### Stated exercise
Make an exact copy of the entries, and keep any pictures out of it.

### Material provided
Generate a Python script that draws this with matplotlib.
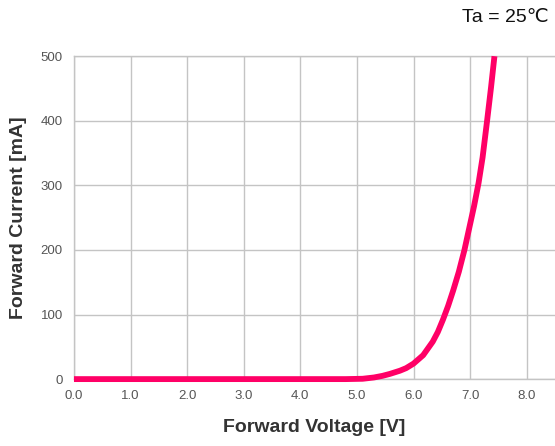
import matplotlib
matplotlib.use("Agg")
import matplotlib.pyplot as plt

plt.rcParams["font.family"] = ["Liberation Sans", "DejaVu Sans", "Noto Sans CJK JP"]

# forward voltage [V] vs forward current [mA], Ta = 25 C
voltage = [0.0, 4.8, 5.1, 5.3, 5.45, 5.58, 5.76, 5.87, 6.0, 6.17, 6.34, 6.43,
           6.52, 6.61, 6.70, 6.80, 6.90, 7.0, 7.07, 7.15, 7.22, 7.30, 7.37, 7.43]
current = [0, 0, 0.5, 2.5, 5, 8, 13, 17, 24, 37, 58, 73,
           92, 113, 137, 166, 200, 240, 268, 304, 343, 400, 452, 500]

x_ticks = [0, 1, 2, 3, 4, 5, 6, 7, 8]
y_ticks = [0, 100, 200, 300, 400, 500]

fig = plt.figure(figsize=(5.55, 4.46), dpi=100)
ax = fig.add_axes([0.1333, 0.150, 0.8667, 0.724])

ax.plot(voltage, current, color="#ff0066", lw=4.2, solid_capstyle="butt",
        solid_joinstyle="round", zorder=3, clip_on=False)

ax.set_xlim(0, 8.5)
ax.set_ylim(0, 500)
ax.set_xticks(x_ticks)
ax.set_xticklabels(["{:.1f}".format(v) for v in x_ticks])
ax.set_yticks(y_ticks)
ax.grid(True, color="#c4c4c4", lw=1.0)
ax.set_axisbelow(True)
ax.tick_params(length=0, labelsize=9.5, labelcolor="#555555", pad=8)

for side in ["top", "left", "bottom"]:
    ax.spines[side].set_color("#c4c4c4")
    ax.spines[side].set_linewidth(1.0)
ax.spines["right"].set_visible(False)

ax.set_xlabel("Forward Voltage [V]", fontsize=14, fontweight="bold", color="#333333", labelpad=12)
ax.set_ylabel("Forward Current [mA]", fontsize=14, fontweight="bold", color="#333333", labelpad=10)

fig.text(0.988, 0.96, "Ta = 25℃", fontsize=14, ha="right", va="center", color="#111111")

fig.savefig("out.png", dpi=100)
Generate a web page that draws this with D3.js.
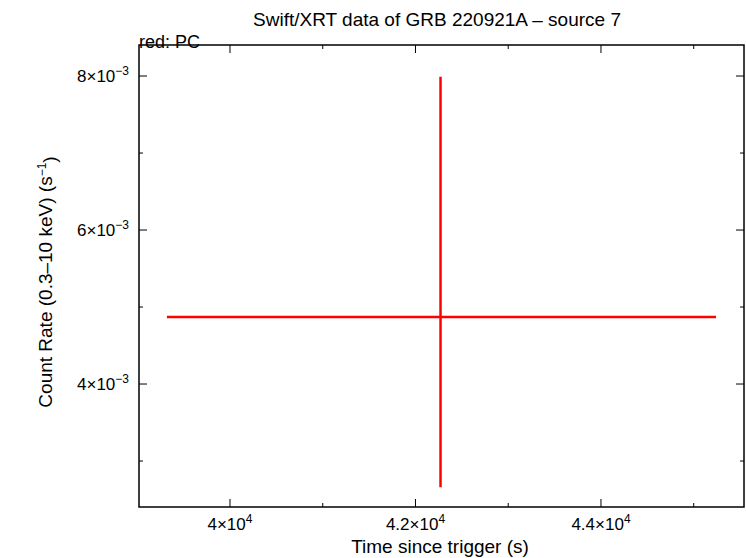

### Complete response
Generate a Python script that draws this with matplotlib.
import matplotlib
matplotlib.use("Agg")
import matplotlib.pyplot as plt

plt.rcParams["font.family"] = ["Liberation Sans", "DejaVu Sans", "Noto Sans CJK JP"]

# forward voltage [V] vs forward current [mA], Ta = 25 C
voltage = [0.0, 4.8, 5.1, 5.3, 5.45, 5.58, 5.76, 5.87, 6.0, 6.17, 6.34, 6.43,
           6.52, 6.61, 6.70, 6.80, 6.90, 7.0, 7.07, 7.15, 7.22, 7.30, 7.37, 7.43]
current = [0, 0, 0.5, 2.5, 5, 8, 13, 17, 24, 37, 58, 73,
           92, 113, 137, 166, 200, 240, 268, 304, 343, 400, 452, 500]

x_ticks = [0, 1, 2, 3, 4, 5, 6, 7, 8]
y_ticks = [0, 100, 200, 300, 400, 500]

fig = plt.figure(figsize=(5.55, 4.46), dpi=100)
ax = fig.add_axes([0.1333, 0.150, 0.8667, 0.724])

ax.plot(voltage, current, color="#ff0066", lw=4.2, solid_capstyle="butt",
        solid_joinstyle="round", zorder=3, clip_on=False)

ax.set_xlim(0, 8.5)
ax.set_ylim(0, 500)
ax.set_xticks(x_ticks)
ax.set_xticklabels(["{:.1f}".format(v) for v in x_ticks])
ax.set_yticks(y_ticks)
ax.grid(True, color="#c4c4c4", lw=1.0)
ax.set_axisbelow(True)
ax.tick_params(length=0, labelsize=9.5, labelcolor="#555555", pad=8)

for side in ["top", "left", "bottom"]:
    ax.spines[side].set_color("#c4c4c4")
    ax.spines[side].set_linewidth(1.0)
ax.spines["right"].set_visible(False)

ax.set_xlabel("Forward Voltage [V]", fontsize=14, fontweight="bold", color="#333333", labelpad=12)
ax.set_ylabel("Forward Current [mA]", fontsize=14, fontweight="bold", color="#333333", labelpad=10)

fig.text(0.988, 0.96, "Ta = 25℃", fontsize=14, ha="right", va="center", color="#111111")

fig.savefig("out.png", dpi=100)
Generate a web page that draws this with D3.js.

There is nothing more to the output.